* _To be done_: Repeat the records exactly. Every line must match.

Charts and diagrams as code
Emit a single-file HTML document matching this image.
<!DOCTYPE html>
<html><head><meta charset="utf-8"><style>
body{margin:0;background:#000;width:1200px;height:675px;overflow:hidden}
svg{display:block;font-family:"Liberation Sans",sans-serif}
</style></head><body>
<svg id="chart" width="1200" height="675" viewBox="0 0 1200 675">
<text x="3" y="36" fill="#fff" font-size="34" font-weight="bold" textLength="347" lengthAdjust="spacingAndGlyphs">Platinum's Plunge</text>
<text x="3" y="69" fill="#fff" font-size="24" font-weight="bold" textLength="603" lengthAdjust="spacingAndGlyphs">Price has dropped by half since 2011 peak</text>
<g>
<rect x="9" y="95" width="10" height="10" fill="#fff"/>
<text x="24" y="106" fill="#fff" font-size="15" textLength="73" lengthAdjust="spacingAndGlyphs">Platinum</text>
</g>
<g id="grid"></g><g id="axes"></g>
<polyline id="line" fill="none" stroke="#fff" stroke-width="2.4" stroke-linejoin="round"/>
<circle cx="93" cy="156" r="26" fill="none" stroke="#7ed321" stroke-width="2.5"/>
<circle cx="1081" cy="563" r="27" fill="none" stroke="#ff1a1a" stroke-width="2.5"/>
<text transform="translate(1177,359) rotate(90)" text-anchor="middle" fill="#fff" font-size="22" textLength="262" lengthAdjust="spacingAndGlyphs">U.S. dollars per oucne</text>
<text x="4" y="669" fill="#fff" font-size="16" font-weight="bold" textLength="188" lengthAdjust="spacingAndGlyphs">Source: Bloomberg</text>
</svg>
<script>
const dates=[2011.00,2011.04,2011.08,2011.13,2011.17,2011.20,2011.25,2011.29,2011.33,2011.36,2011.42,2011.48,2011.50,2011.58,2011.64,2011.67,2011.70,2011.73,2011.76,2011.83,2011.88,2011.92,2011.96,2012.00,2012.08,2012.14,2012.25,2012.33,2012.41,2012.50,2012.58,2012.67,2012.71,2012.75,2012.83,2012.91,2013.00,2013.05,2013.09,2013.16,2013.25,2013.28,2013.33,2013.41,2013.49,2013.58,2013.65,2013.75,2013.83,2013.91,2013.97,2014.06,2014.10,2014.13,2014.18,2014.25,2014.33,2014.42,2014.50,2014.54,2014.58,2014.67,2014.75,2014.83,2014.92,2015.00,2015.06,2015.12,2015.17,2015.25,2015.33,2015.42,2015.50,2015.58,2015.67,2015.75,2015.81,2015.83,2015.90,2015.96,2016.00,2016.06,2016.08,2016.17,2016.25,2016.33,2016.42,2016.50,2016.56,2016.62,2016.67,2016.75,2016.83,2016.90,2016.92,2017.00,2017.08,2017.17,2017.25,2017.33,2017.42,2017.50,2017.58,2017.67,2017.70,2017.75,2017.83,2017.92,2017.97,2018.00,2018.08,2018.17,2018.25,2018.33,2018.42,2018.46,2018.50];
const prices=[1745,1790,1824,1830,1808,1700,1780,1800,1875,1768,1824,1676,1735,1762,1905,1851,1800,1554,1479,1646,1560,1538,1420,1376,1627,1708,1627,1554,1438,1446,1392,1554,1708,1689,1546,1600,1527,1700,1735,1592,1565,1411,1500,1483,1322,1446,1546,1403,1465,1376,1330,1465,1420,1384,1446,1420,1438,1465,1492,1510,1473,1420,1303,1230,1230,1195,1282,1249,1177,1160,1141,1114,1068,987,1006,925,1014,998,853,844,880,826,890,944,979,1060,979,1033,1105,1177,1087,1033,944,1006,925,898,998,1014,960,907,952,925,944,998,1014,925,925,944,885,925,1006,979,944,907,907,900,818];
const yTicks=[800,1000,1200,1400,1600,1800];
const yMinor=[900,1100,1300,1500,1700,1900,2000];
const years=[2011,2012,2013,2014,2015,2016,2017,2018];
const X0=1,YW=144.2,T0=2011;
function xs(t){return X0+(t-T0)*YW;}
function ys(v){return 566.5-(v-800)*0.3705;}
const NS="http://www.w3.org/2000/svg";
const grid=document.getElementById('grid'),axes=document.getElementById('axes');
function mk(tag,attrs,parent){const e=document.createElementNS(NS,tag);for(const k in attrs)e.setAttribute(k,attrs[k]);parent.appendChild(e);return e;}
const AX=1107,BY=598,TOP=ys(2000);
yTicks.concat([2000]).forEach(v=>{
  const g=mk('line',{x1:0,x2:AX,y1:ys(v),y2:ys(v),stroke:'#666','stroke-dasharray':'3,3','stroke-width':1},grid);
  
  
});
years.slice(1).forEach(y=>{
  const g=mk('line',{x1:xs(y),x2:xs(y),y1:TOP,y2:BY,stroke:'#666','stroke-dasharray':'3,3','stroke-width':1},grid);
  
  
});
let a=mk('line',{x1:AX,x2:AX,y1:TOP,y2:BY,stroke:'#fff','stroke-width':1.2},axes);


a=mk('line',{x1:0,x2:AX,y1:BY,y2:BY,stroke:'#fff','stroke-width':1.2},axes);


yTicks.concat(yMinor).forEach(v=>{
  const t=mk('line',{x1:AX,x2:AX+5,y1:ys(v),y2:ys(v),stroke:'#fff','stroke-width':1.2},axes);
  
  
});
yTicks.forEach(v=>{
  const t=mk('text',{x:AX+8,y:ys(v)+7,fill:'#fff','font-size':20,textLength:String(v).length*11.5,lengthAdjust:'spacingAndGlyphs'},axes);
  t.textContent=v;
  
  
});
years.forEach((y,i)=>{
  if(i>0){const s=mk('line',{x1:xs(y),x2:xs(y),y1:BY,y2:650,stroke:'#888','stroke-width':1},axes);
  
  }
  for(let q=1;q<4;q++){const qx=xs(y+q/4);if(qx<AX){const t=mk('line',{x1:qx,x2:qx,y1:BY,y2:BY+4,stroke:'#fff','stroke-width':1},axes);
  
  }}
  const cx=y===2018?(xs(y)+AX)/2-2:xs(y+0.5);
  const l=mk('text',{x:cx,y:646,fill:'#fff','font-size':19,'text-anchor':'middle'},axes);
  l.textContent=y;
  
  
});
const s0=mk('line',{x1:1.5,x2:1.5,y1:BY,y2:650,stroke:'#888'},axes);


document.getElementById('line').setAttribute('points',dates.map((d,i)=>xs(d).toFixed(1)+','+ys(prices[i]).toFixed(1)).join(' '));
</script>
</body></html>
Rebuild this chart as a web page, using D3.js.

* _Correct output_:
Emit a single-file HTML document matching this image.
<!DOCTYPE html>
<html><head><meta charset="utf-8"><style>
body{margin:0;background:#000;width:1200px;height:675px;overflow:hidden}
svg{display:block;font-family:"Liberation Sans",sans-serif}
</style></head><body>
<svg id="chart" width="1200" height="675" viewBox="0 0 1200 675">
<text x="3" y="36" fill="#fff" font-size="34" font-weight="bold" textLength="347" lengthAdjust="spacingAndGlyphs">Platinum's Plunge</text>
<text x="3" y="69" fill="#fff" font-size="24" font-weight="bold" textLength="603" lengthAdjust="spacingAndGlyphs">Price has dropped by half since 2011 peak</text>
<g>
<rect x="9" y="95" width="10" height="10" fill="#fff"/>
<text x="24" y="106" fill="#fff" font-size="15" textLength="73" lengthAdjust="spacingAndGlyphs">Platinum</text>
</g>
<g id="grid"></g><g id="axes"></g>
<polyline id="line" fill="none" stroke="#fff" stroke-width="2.4" stroke-linejoin="round"/>
<circle cx="93" cy="156" r="26" fill="none" stroke="#7ed321" stroke-width="2.5"/>
<circle cx="1081" cy="563" r="27" fill="none" stroke="#ff1a1a" stroke-width="2.5"/>
<text transform="translate(1177,359) rotate(90)" text-anchor="middle" fill="#fff" font-size="22" textLength="262" lengthAdjust="spacingAndGlyphs">U.S. dollars per oucne</text>
<text x="4" y="669" fill="#fff" font-size="16" font-weight="bold" textLength="188" lengthAdjust="spacingAndGlyphs">Source: Bloomberg</text>
</svg>
<script>
const dates=[2011.00,2011.04,2011.08,2011.13,2011.17,2011.20,2011.25,2011.29,2011.33,2011.36,2011.42,2011.48,2011.50,2011.58,2011.64,2011.67,2011.70,2011.73,2011.76,2011.83,2011.88,2011.92,2011.96,2012.00,2012.08,2012.14,2012.25,2012.33,2012.41,2012.50,2012.58,2012.67,2012.71,2012.75,2012.83,2012.91,2013.00,2013.05,2013.09,2013.16,2013.25,2013.28,2013.33,2013.41,2013.49,2013.58,2013.65,2013.75,2013.83,2013.91,2013.97,2014.06,2014.10,2014.13,2014.18,2014.25,2014.33,2014.42,2014.50,2014.54,2014.58,2014.67,2014.75,2014.83,2014.92,2015.00,2015.06,2015.12,2015.17,2015.25,2015.33,2015.42,2015.50,2015.58,2015.67,2015.75,2015.81,2015.83,2015.90,2015.96,2016.00,2016.06,2016.08,2016.17,2016.25,2016.33,2016.42,2016.50,2016.56,2016.62,2016.67,2016.75,2016.83,2016.90,2016.92,2017.00,2017.08,2017.17,2017.25,2017.33,2017.42,2017.50,2017.58,2017.67,2017.70,2017.75,2017.83,2017.92,2017.97,2018.00,2018.08,2018.17,2018.25,2018.33,2018.42,2018.46,2018.50];
const prices=[1745,1790,1824,1830,1808,1700,1780,1800,1875,1768,1824,1676,1735,1762,1905,1851,1800,1554,1479,1646,1560,1538,1420,1376,1627,1708,1627,1554,1438,1446,1392,1554,1708,1689,1546,1600,1527,1700,1735,1592,1565,1411,1500,1483,1322,1446,1546,1403,1465,1376,1330,1465,1420,1384,1446,1420,1438,1465,1492,1510,1473,1420,1303,1230,1230,1195,1282,1249,1177,1160,1141,1114,1068,987,1006,925,1014,998,853,844,880,826,890,944,979,1060,979,1033,1105,1177,1087,1033,944,1006,925,898,998,1014,960,907,952,925,944,998,1014,925,925,944,885,925,1006,979,944,907,907,900,818];
const yTicks=[800,1000,1200,1400,1600,1800];
const yMinor=[900,1100,1300,1500,1700,1900,2000];
const years=[2011,2012,2013,2014,2015,2016,2017,2018];
const X0=1,YW=144.2,T0=2011;
function xs(t){return X0+(t-T0)*YW;}
function ys(v){return 566.5-(v-800)*0.3705;}
const NS="http://www.w3.org/2000/svg";
const grid=document.getElementById('grid'),axes=document.getElementById('axes');
function mk(tag,attrs,parent){const e=document.createElementNS(NS,tag);for(const k in attrs)e.setAttribute(k,attrs[k]);parent.appendChild(e);return e;}
const AX=1107,BY=598,TOP=ys(2000);
yTicks.concat([2000]).forEach(v=>{
  const g=mk('line',{x1:0,x2:AX,y1:ys(v),y2:ys(v),stroke:'#666','stroke-dasharray':'3,3','stroke-width':1},grid);
  
  
});
years.slice(1).forEach(y=>{
  const g=mk('line',{x1:xs(y),x2:xs(y),y1:TOP,y2:BY,stroke:'#666','stroke-dasharray':'3,3','stroke-width':1},grid);
  
  
});
let a=mk('line',{x1:AX,x2:AX,y1:TOP,y2:BY,stroke:'#fff','stroke-width':1.2},axes);


a=mk('line',{x1:0,x2:AX,y1:BY,y2:BY,stroke:'#fff','stroke-width':1.2},axes);


yTicks.concat(yMinor).forEach(v=>{
  const t=mk('line',{x1:AX,x2:AX+5,y1:ys(v),y2:ys(v),stroke:'#fff','stroke-width':1.2},axes);
  
  
});
yTicks.forEach(v=>{
  const t=mk('text',{x:AX+8,y:ys(v)+7,fill:'#fff','font-size':20,textLength:String(v).length*11.5,lengthAdjust:'spacingAndGlyphs'},axes);
  t.textContent=v;
  
  
});
years.forEach((y,i)=>{
  if(i>0){const s=mk('line',{x1:xs(y),x2:xs(y),y1:BY,y2:650,stroke:'#888','stroke-width':1},axes);
  
  }
  for(let q=1;q<4;q++){const qx=xs(y+q/4);if(qx<AX){const t=mk('line',{x1:qx,x2:qx,y1:BY,y2:BY+4,stroke:'#fff','stroke-width':1},axes);
  
  }}
  const cx=y===2018?(xs(y)+AX)/2-2:xs(y+0.5);
  const l=mk('text',{x:cx,y:646,fill:'#fff','font-size':19,'text-anchor':'middle'},axes);
  l.textContent=y;
  
  
});
const s0=mk('line',{x1:1.5,x2:1.5,y1:BY,y2:650,stroke:'#888'},axes);


document.getElementById('line').setAttribute('points',dates.map((d,i)=>xs(d).toFixed(1)+','+ys(prices[i]).toFixed(1)).join(' '));
</script>
</body></html>
Rebuild this chart as a web page, using D3.js.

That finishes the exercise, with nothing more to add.